Within months, Anand was threatening that ACASH would organize a boycott of all Johnson & Johnson products. Three years later, threatened with convictions involving possible imprisonment or fines, Johnson & Johnson and its Indian associates gave a sworn affidavit in court and apologized for their mistakes. Johnson & Johnson completely withdrew from the bottle-feeding market in India, and various Indian companies have had to follow suit.

Last year the British Medical Journal published an editorial by Anand, in which he quoted a company which said it aimed 'to make the physician a low-pressure salesman' of its products. Incentives to the medical profession are part of the culture of the pharmaceutical and baby food industries. Besides sponsorships, companies offer free samples, assistance with research funds and advertisements supporting professional journals.

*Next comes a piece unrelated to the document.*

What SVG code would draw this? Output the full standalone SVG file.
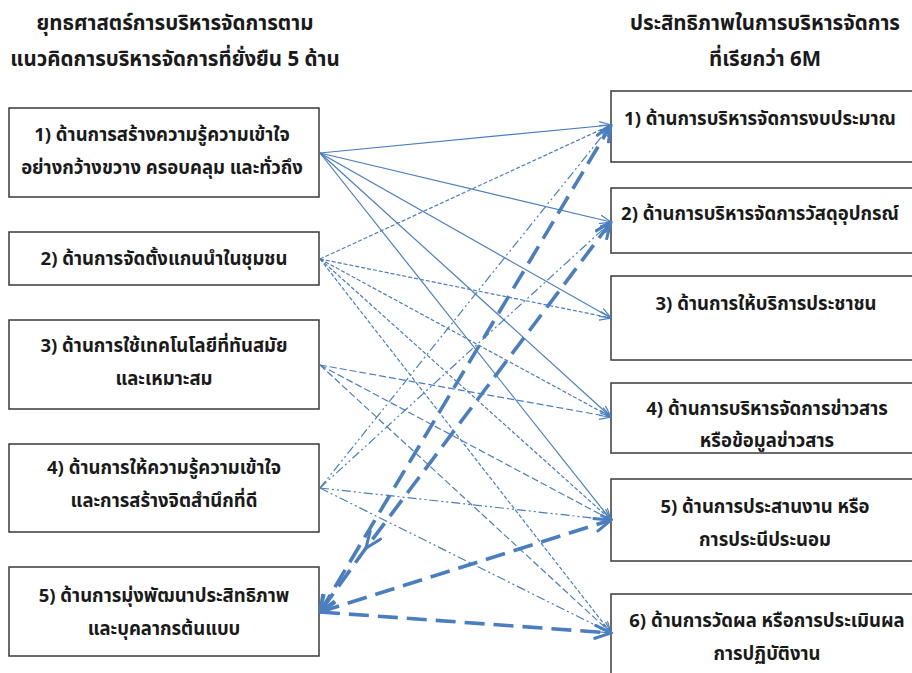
<svg xmlns="http://www.w3.org/2000/svg" width="912" height="673" viewBox="0 0 912 673">
<style>
.box{fill:#fff;stroke:#3a3a3a;stroke-width:1.5}
.t{font-family:"Noto Sans Thai","Leelawadee UI",Tahoma,"Noto Sans","DejaVu Sans",sans-serif;font-size:18.5px;font-weight:bold;fill:#1a1a1a;text-anchor:middle}
.h{font-size:20.5px}
.c{fill:none;stroke:#4a7ebf}
.s1{stroke-width:1.2}
.s2{stroke-width:1.2;stroke-dasharray:4 2}
.s3{stroke-width:1.2;stroke-dasharray:7 3}
.s4{stroke-width:1.2;stroke-dasharray:9 3 2 3 2 3}
.s5{stroke-width:3.6;stroke-dasharray:20 9}
</style>
<defs>
<marker id="a" markerUnits="userSpaceOnUse" viewBox="0 0 12 10" refX="11.5" refY="5" markerWidth="12" markerHeight="10" orient="auto-start-reverse">
<path d="M0,0.5 L11.5,5 L0,9.5" fill="none" stroke="#4a7ebf" stroke-width="1.2"/>
</marker>
<marker id="b" markerUnits="userSpaceOnUse" viewBox="0 0 20 16" refX="18" refY="8" markerWidth="20" markerHeight="16" orient="auto-start-reverse">
<path d="M1,1 L18,8 L1,15" fill="none" stroke="#4a7ebf" stroke-width="3"/>
</marker>
</defs>
<rect width="912" height="673" fill="#fff"/>
<g id="titles">
<text class="t h" x="175" y="30">ยุทธศาสตร์การบริหารจัดการตาม</text>
<text class="t h" x="175" y="66">แนวคิดการบริหารจัดการที่ยั่งยืน 5 ด้าน</text>
<text class="t h" x="765" y="30">ประสิทธิภาพในการบริหารจัดการ</text>
<text class="t h" x="765" y="66">ที่เรียกว่า 6M</text>
</g>
<g id="L1"><rect class="box" x="9" y="108" width="310" height="89"/>
<text class="t" x="162" y="141">1) ด้านการสร้างความรู้ความเข้าใจ</text>
<text class="t" x="162" y="174">อย่างกว้างขวาง ครอบคลุม และทั่วถึง</text></g>
<g id="L2"><rect class="box" x="9" y="232" width="310" height="53"/>
<text class="t" x="164" y="265">2) ด้านการจัดตั้งแกนนำในชุมชน</text></g>
<g id="L3"><rect class="box" x="9" y="320" width="310" height="89"/>
<text class="t" x="164" y="352">3) ด้านการใช้เทคโนโลยีที่ทันสมัย</text>
<text class="t" x="164" y="385">และเหมาะสม</text></g>
<g id="L4"><rect class="box" x="9" y="444" width="310" height="88"/>
<text class="t" x="164" y="474">4) ด้านการให้ความรู้ความเข้าใจ</text>
<text class="t" x="164" y="507">และการสร้างจิตสำนึกที่ดี</text></g>
<g id="L5"><rect class="box" x="9" y="567" width="310" height="89"/>
<text class="t" x="164" y="602">5) ด้านการมุ่งพัฒนาประสิทธิภาพ</text>
<text class="t" x="164" y="635">และบุคลากรต้นแบบ</text></g>
<g id="R1"><rect class="box" x="611" y="91" width="310" height="71"/>
<text class="t" x="760" y="125">1) ด้านการบริหารจัดการงบประมาณ</text></g>
<g id="R2"><rect class="box" x="611" y="188" width="310" height="65"/>
<text class="t" x="760" y="220">2) ด้านการบริหารจัดการวัสดุอุปกรณ์</text></g>
<g id="R3"><rect class="box" x="611" y="276" width="310" height="84"/>
<text class="t" x="766" y="310">3) ด้านการให้บริการประชาชน</text></g>
<g id="R4"><rect class="box" x="611" y="383" width="310" height="70"/>
<text class="t" x="767" y="415">4) ด้านการบริหารจัดการข่าวสาร</text>
<text class="t" x="767" y="447">หรือข้อมูลข่าวสาร</text></g>
<g id="R5"><rect class="box" x="611" y="479" width="310" height="82"/>
<text class="t" x="765" y="513">5) ด้านการประสานงาน หรือ</text>
<text class="t" x="765" y="546">การประนีประนอม</text></g>
<g id="R6"><rect class="box" x="611" y="594" width="310" height="90"/>
<text class="t" x="767" y="627">6) ด้านการวัดผล หรือการประเมินผล</text>
<text class="t" x="767" y="660">การปฏิบัติงาน</text></g>
<g id="connectors">
<g class="c s1" marker-end="url(#a)">
<path d="M320,153 L611,125"/><path d="M320,153 L611,222"/><path d="M320,153 L611,318"/><path d="M320,153 L611,417"/><path d="M320,153 L611,520"/>
</g>
<g class="c s2" marker-end="url(#a)">
<path d="M320,259 L611,125"/><path d="M320,259 L611,318"/><path d="M320,259 L611,417"/><path d="M320,259 L611,520"/><path d="M320,259 L611,633"/>
</g>
<g class="c s3" marker-end="url(#a)">
<path d="M320,365 L611,417"/><path d="M320,365 L611,520"/><path d="M320,365 L611,633"/>
</g>
<g class="c s4" marker-end="url(#a)">
<path d="M320,488 L611,125"/><path d="M320,488 L611,222"/><path d="M320,488 L611,520"/><path d="M320,488 L611,633"/>
</g>
<g class="c s5">
<path d="M320,612 L611,125" marker-start="url(#b)" marker-end="url(#b)"/>
<path d="M611,222 L366,548 L320,612" marker-start="url(#b)" marker-mid="url(#b)" marker-end="url(#b)"/>
<path d="M320,612 L611,520" marker-end="url(#b)"/>
<path d="M320,612 L611,633" marker-end="url(#b)"/>
</g>
</g>
</svg>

Anand stopped taking such contributions back in 1978, on the grounds that 'there's no such thing as a free lunch'. His decision was part of a deeper personal change which motivated his campaigning. As an ambitious young doctor, he hated his head of department because he felt he was holding him back. 'We were at loggerheads,' he said. 'Even when I was examining a patient, his figure would come into my mind and I would start wondering how to take revenge.'

A doctor from Ireland, whom he met through MRA, challenged him, on the basis of the Hindu scriptures, to face his anger. Through 'inner listening', Anand found the words to write an apology to his chief. 'I became a free man,' he said. 'I refound the dreams of my childhood-to be available to the poor in the slums and villages.'

He embraced a simpler lifestyle and cut down on the number of fee-paying patients he treated so as to devote more time to voluntary work. He quit drinking alcohol, because of its effect on India's poor. Once a fortnight, on his free Sunday, he joined a busload of doctors running a free clinic in a village an arduous two hours' journey from the city.

He also organized a conference for his highly-qualified city-based colleagues to interact with rural health workers-including illiterate village midwives and Gandhian workers devoted to digging latrines. Some 80 per cent of India's doctors work in cities, while three-quarters of the population live in rural areas. After the conference, a number of doctors began to shift their focus.

He says that his motivation comes from two sources: 'Scriptures and MRA. Both complement each other. The scriptures teach me that to become a fit student I must first assimilate austere values in my life. The values of the Bhagavad Gita are the same as MRA outlines-purity, honesty, unselfishness and love. If I follow those values I can get clear messages from within on how to use my life and how to go about fighting the battles that need to be fought.'

Early morning meditations have been part of his spiritual discipline for years. Twice a week he and his son Sunil, a successful homeopathic practitioner, go to a discourse on the Hindu scriptures with a swami (teacher).

Though he would probably not make any such claim, he demonstrates Gandhi's satyagraha-the 'soul-force' of spiritual disciplines and of non-violence. Earlier this year, the managing director of an Indian company, whom ACASH had confronted with a legal challenge, was welcomed into the Anand home with respect, almost affection, as they negotiated a settlement.

Writing to his co-campaigners in the Breastfeeding Network, Anand urges them not to forget 'the age-old dictum that love is the greatest thing in the world', especially when they face opposition. 'Let us not lose our respect for our colleagues if they tend to differ with us. They may have something important to tell us.' It is an echo of the reconciliation he had, years ago, with his own head of department.

He quotes two verses from the Hindu scriptures: 'Ishwar arpan budhi' which he interprets as 'whatever you undertake, do it as an offering to the Lord', and 'Prashad budhi-after you have done your bit, whatever results come, accept them as a gift from the Lord.'

With people like Raj Anand 'doing their bit' India's social development may yet match its economic growth.